Editorial | Natalie King
Every Heart Sings is an illustrated children’s storybook by artist Patricia Piccinini: ‘a project that talks about nature, family, evolution, care and wonder.’ The book accompanied her gigantic anthropomorphic hot air balloon sculptures Skywhale (2013) and Skywhalepapa (2020) with their pendulous mammary and ascending bond. Whether tethered or soaring in the sky, this couple have an expanded purview, floating above land to reach the heavens. As Piccinini urges us: ‘remember to look up’ to this monumental couple who sway in the wind. In addition, Piccinini’s generous and capacious title evokes the beat of every sentient being, human and non-human reminding us of interspecies confluence. Her title was the poetic overlay for the lost Kathmandu Triennale 2026, and subsequently the name of this current, special issue of Art + Australia.

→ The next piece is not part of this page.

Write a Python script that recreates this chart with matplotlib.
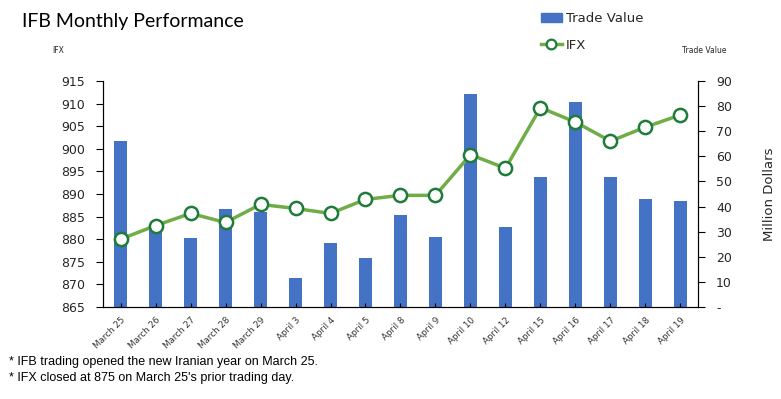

Combined with the concept of Coexistence, kinship among all beings, peoples, cultures, ecologies, faiths, and thoughts, the Kathmandu Triennale hoped to inspire diverse ways of relating and living, of perceiving and making, both as a society and as individuals engaged in mutual responsibility. Searching for avenues to transcend boundaries and repair a precarious world, Coexistence sought a newfound intimacy amongst us all, a yearning for belonging that speaks to a global ethics of connection and coexistence, care and kinship. Despite being in abeyance, some of the two years of research towards the triennale has been collected in this special issue. Curatorial strands now appear as commissioned texts, interviews and articles. I regard them as equally important but each function in a different way.